The Technique for Very Quick, Very Easy, Restaurant Alfredo Sauce
Exactly how restaurants make it, and extremely versatile
All my non-restaurant friends seem to love restaurant Alfredo sauce, or at least it seems to be quite popular. Fettucini Alfredo, or any type of Alfredo pasta will sell well on most any of menu. This sauce is the reason Olive Garden is so popular (just about every item on their menu not using marinara is some variation on this basic sauce). My parents LOVE the Olive Garden.
Alfredo sauce is one of the easiest and quickest sauces you can possibly make, though it is important to follow certain techniques and use the right ingredients. For Restaurant Alfredo you will need to have your pasta pre-cooked. At most restaurants the pasta is cold at the saute station, but it doesn't really matter whether it is or not as long as it is drained. You will need butter or olive oil, a clove or two of minced garlic, heavy cream, a pinch of salt and a handful of shredded parmesan.
If you want to be a little healthier you could substitute evaporated milk for heavy cream, but you can't substitute regular milk or half and half. Heavy cream is non-homogenized whereas regular milk and half and half is. Homogenization is the process that keeps milk products from settling over time, unfortunately this process is also why milk products curdle if they are brought to a boil. So homogenized products will result in a curdled alfredo sauce...which is undesireable.

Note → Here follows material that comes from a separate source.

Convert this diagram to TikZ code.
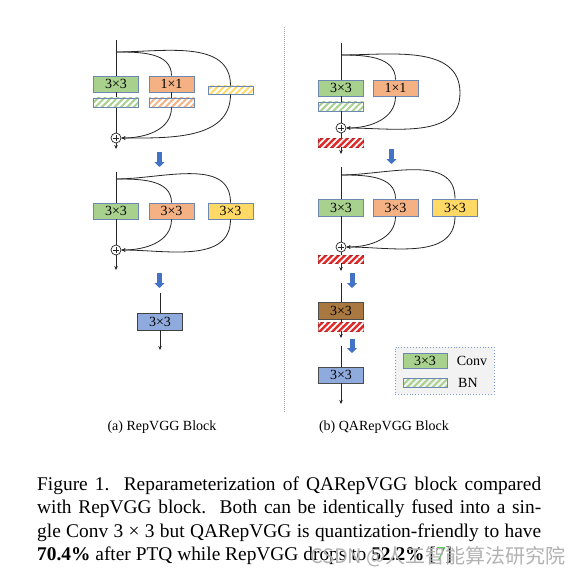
\documentclass[tikz,border=0pt]{standalone}
\usepackage{fontspec}
\setmainfont{Liberation Serif}
\newfontfamily\cjkwm{Noto Sans CJK SC}
\usetikzlibrary{patterns.meta,arrows.meta}
\definecolor{cgreen}{HTML}{A9D18E}
\definecolor{corange}{HTML}{F4B183}
\definecolor{cyellow}{HTML}{FFD966}
\definecolor{cblue}{HTML}{8FAADC}
\definecolor{cbrown}{HTML}{A87840}
\definecolor{cborder}{HTML}{6D87B3}
\definecolor{cred}{HTML}{E02A2A}
\definecolor{arrblue}{HTML}{4472C4}
\definecolor{sepgray}{HTML}{AAAAAA}
\definecolor{legbg}{HTML}{F2F2F2}
\definecolor{legbd}{HTML}{7F9CC8}
\definecolor{citegreen}{HTML}{00C000}
\newcommand\boxfont{\fontsize{14}{14}\selectfont}
\newcommand\capfont{\fontsize{19.4}{23.4}\selectfont}
\begin{document}
\begin{tikzpicture}[x=1pt,y=-1pt,
 conv/.style={draw=cborder, line width=0.9pt, fill=#1, minimum width=45pt, minimum height=16pt, inner sep=0pt, font=\boxfont},
 bnbox/.style={draw=cborder, line width=0.9pt, minimum width=45pt, minimum height=9pt, inner sep=0pt, pattern={Lines[angle=45,distance=4.5pt,line width=2pt]}, pattern color=#1},
 redbn/.style={draw=cred!80!black, line width=0.6pt, fill=cred, minimum width=45pt, minimum height=9pt, inner sep=0pt, postaction={pattern={Lines[angle=45,distance=4.5pt,line width=1.8pt]}, pattern color=white}},
 wire/.style={line width=0.8pt, draw=black!85},
 arr/.style={-{Stealth[length=4pt,width=3.5pt]}},
 plus/.style={circle, draw=black!85, line width=0.7pt, minimum size=10pt, inner sep=0pt, fill=white,
   path picture={\draw[line width=0.6pt] ([xshift=-3pt]path picture bounding box.center) -- ([xshift=3pt]path picture bounding box.center);
                 \draw[line width=0.6pt] ([yshift=-3pt]path picture bounding box.center) -- ([yshift=3pt]path picture bounding box.center);}},
 blarrow/.style={draw=arrblue, line width=5pt, -{Triangle[width=10pt,length=5pt]}},
 lab/.style={font=\fontsize{14}{14}\selectfont, inner sep=0pt},
]
\useasboundingbox[fill=white] (0,0) rectangle (579,578);

% separator
\coordinate (sepT) at (284,27);
\coordinate (sepB) at (284,413);
\draw[sepgray, line width=1pt, dash pattern=on 1pt off 1pt] (sepT) -- (sepB);

% ===== Left A1 =====
\coordinate (tA1) at (116,40);
\coordinate (brA1) at (116,52);
\node[conv=cgreen] (gA1) at (116,84) {3×3};
\node[bnbox=cgreen] (gbA1) at (116,102.5) {};
\node[conv=corange] (oA1) at (171.5,84) {1×1};
\node[bnbox=corange] (obA1) at (171.5,102.5) {};
\node[bnbox=cyellow, minimum height=8pt] (ybA1) at (230.5,90) {};
\node[plus] (pA1) at (116,138) {};
\coordinate (eA1) at (116,149);
\draw[wire] (tA1) -- (gA1.north) (gA1.south) -- (gbA1.north) (gbA1.south) -- (pA1.north);
\draw[wire,arr] (pA1.south) -- (eA1);
\draw[wire] (brA1) to[out=0,in=90] (oA1.north);
\draw[wire] (brA1) to[out=0,in=90] (ybA1.north);
\draw[wire] (oA1.south) -- (obA1.north);
\draw[wire,arr] (obA1.south) to[out=-90,in=0] (pA1.east);
\draw[wire,arr] (ybA1.south) to[out=-90,in=0] (pA1.east);
\coordinate (baA1s) at (159.5,152);
\coordinate (baA1e) at (159.5,167);
\draw[blarrow] (baA1s) -- (baA1e);

% ===== Left A2 =====
\coordinate (tA2) at (116,172);
\coordinate (brA2) at (116,179);
\node[conv=cgreen] (gA2) at (116,211) {3×3};
\node[conv=corange] (oA2) at (171.5,211) {3×3};
\node[conv=cyellow] (yA2) at (230.5,211) {3×3};
\node[plus] (pA2) at (116,250) {};
\coordinate (eA2) at (116,270);
\draw[wire] (tA2) -- (gA2.north) (gA2.south) -- (pA2.north);
\draw[wire,arr] (pA2.south) -- (eA2);
\draw[wire] (brA2) to[out=0,in=90] (oA2.north);
\draw[wire] (brA2) to[out=0,in=90] (yA2.north);
\draw[wire,arr] (oA2.south) to[out=-90,in=0] (pA2.east);
\draw[wire,arr] (yA2.south) to[out=-90,in=0] (pA2.east);
\coordinate (baA2s) at (159.5,273);
\coordinate (baA2e) at (159.5,288);
\draw[blarrow] (baA2s) -- (baA2e);

% ===== Left A3 =====
\coordinate (tA3) at (160,293);
\node[conv=cblue, draw=black!75, minimum height=17pt] (bA3) at (160,321.5) {3×3};
\coordinate (eA3) at (160,350);
\draw[wire] (tA3) -- (bA3.north);
\draw[wire,arr] (bA3.south) -- (eA3);
\node[lab, anchor=base] (capa) at (162,430) {(a) RepVGG Block};

% ===== Right B1 =====
\coordinate (tB1) at (341,43);
\coordinate (brB1) at (341,55);
\node[conv=cgreen] (gB1) at (341,88) {3×3};
\node[bnbox=cgreen] (gbB1) at (341,106.5) {};
\node[conv=corange] (oB1) at (395.5,88) {1×1};
\coordinate (loopB1) at (460,93);
\node[plus] (pB1) at (341,128) {};
\node[redbn] (rbB1) at (341,142.5) {};
\coordinate (eB1) at (341,154);
\draw[wire] (tB1) -- (gB1.north) (gB1.south) -- (gbB1.north) (gbB1.south) -- (pB1.north) (pB1.south) -- (rbB1.north);
\draw[wire,arr] (rbB1.south) -- (eB1);
\draw[wire] (brB1) to[out=0,in=90] (oB1.north);
\draw[wire,arr] (oB1.south) to[out=-90,in=0] (pB1.east);
\draw[wire,arr] (brB1) to[out=0,in=90] (loopB1) to[out=-90,in=0] (pB1.east);
\coordinate (baB1s) at (391.5,149);
\coordinate (baB1e) at (391.5,164);
\draw[blarrow] (baB1s) -- (baB1e);

% ===== Right B2 =====
\coordinate (tB2) at (341,167);
\coordinate (brB2) at (341,175);
\node[conv=cgreen, minimum height=17pt] (gB2) at (341,207.5) {3×3};
\node[conv=corange, minimum height=17pt] (oB2) at (395.5,207.5) {3×3};
\node[conv=cyellow, minimum height=17pt] (yB2) at (455,207.5) {3×3};
\node[plus] (pB2) at (341,247) {};
\node[redbn, minimum height=8pt] (rbB2) at (341,259) {};
\coordinate (eB2) at (341,271);
\draw[wire] (tB2) -- (gB2.north) (gB2.south) -- (pB2.north) (pB2.south) -- (rbB2.north);
\draw[wire,arr] (rbB2.south) -- (eB2);
\draw[wire] (brB2) to[out=0,in=90] (oB2.north);
\draw[wire] (brB2) to[out=0,in=90] (yB2.north);
\draw[wire,arr] (oB2.south) to[out=-90,in=0] (pB2.east);
\draw[wire,arr] (yB2.south) to[out=-90,in=0] (pB2.east);
\coordinate (baB2s) at (352,273);
\coordinate (baB2e) at (352,288);
\draw[blarrow] (baB2s) -- (baB2e);

% ===== Right B3 =====
\coordinate (tB3) at (341,283);
\node[conv=cbrown, draw=black!70, minimum height=17pt] (kB3) at (341,310.5) {3×3};
\node[redbn] (rbB3) at (341,326.5) {};
\coordinate (eB3) at (341,338);
\draw[wire] (tB3) -- (kB3.north) (kB3.south) -- (rbB3.north);
\draw[wire,arr] (rbB3.south) -- (eB3);
\coordinate (baB3s) at (352,339);
\coordinate (baB3e) at (352,353);
\draw[blarrow] (baB3s) -- (baB3e);

% ===== Right B4 =====
\coordinate (tB4) at (341,346);
\node[conv=cblue, draw=black!70] (uB4) at (341,375) {3×3};
\coordinate (eB4) at (341,404);
\draw[wire] (tB4) -- (uB4.north);
\draw[wire,arr] (uB4.south) -- (eB4);

% legend
\node[draw=legbd, fill=legbg, dotted, line width=0.9pt, minimum width=99pt, minimum height=47pt, inner sep=0pt] (leg) at (444.5,370.5) {};
\node[conv=cgreen, minimum width=44pt, minimum height=15pt] (lgC) at (425,360.5) {3×3};
\node[lab] (lgCt) at (472,360.5) {Conv};
\node[bnbox=cgreen, minimum width=44pt] (lgB) at (425,382.5) {};
\node[lab, anchor=west] (lgBt) at (458,382.5) {BN};

\node[lab, anchor=base] (capb) at (384,430) {(b) QARepVGG Block};

% figure caption
\node[anchor=north west, text width=504pt, align=justify, inner sep=0pt, font=\capfont] (cap) at (37,476.5)
{\hbadness=10000 Figure 1.\ \ Reparameterization of QARepVGG block compared\linebreak
with RepVGG block.\ \ Both can be identically fused into a sin-\linebreak
gle Conv 3 × 3 but QARepVGG is quantization-friendly to have\linebreak
\textbf{70.4\%} after PTQ while RepVGG drops to \textbf{52.2\%} [\textcolor{citegreen}{7}]};

% watermark
\node[anchor=east, inner sep=0pt, text=gray!60, font=\cjkwm\fontsize{20}{20}\selectfont] (wm) at (566,557) {CSDN @人工智能算法研究院};
\end{tikzpicture}
\end{document}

I've never tried this over an electric stove. My instinct is that it would not work as well. There is a reason restaurants always cook with gas heat. Also this recipe is for about one serving. You can multiply this to make three servings and possibly a family size portion but if you want to make Fettucinni Alfredo to serve forty you'll have to make your alfredo differently.
In a saute pan over high heat, heat your oil or melt your butter. Add the garlic, then add the heavy cream around the edge of the pan for about a four count (somewhere between a quarter and half a cup) the cream should start to boil instantly (if it doesn't it isn't that big of a deal; your sauce will just take longer). Add a pinch of salt. At this point you should add the pasta and toss it in the heavy cream heating the pasta and reducing the cream. When everything is hot add the parmesan cheese and toss in the pasta until everything is melted and the alfredo sauce is formed. If the sauce becomes too thick add a little more cream and continue the process.
This recipe is very versatile. If you want a garlic cream sauce use more garlic. For a white wine cream sauce add white wine. For Gorganzola Cream sauce use Gorganzola instead of parmesan. At most restaurants I've worked at that serve mac and cheese they use this recipe only they use cheddar, or a cheese blend instead of parmesan.
Note: For large batches of Alfredo make a roux using one part butter and one part flour. Add your garlic and cream and bring to a boil (this is your basic Bechamel Sauce) to thicken. Add salt to taste and your cheese.
Note: If heavy cream settles in your refridgerator it isn't necessarily bad. Just shake it well and it should all mix together again.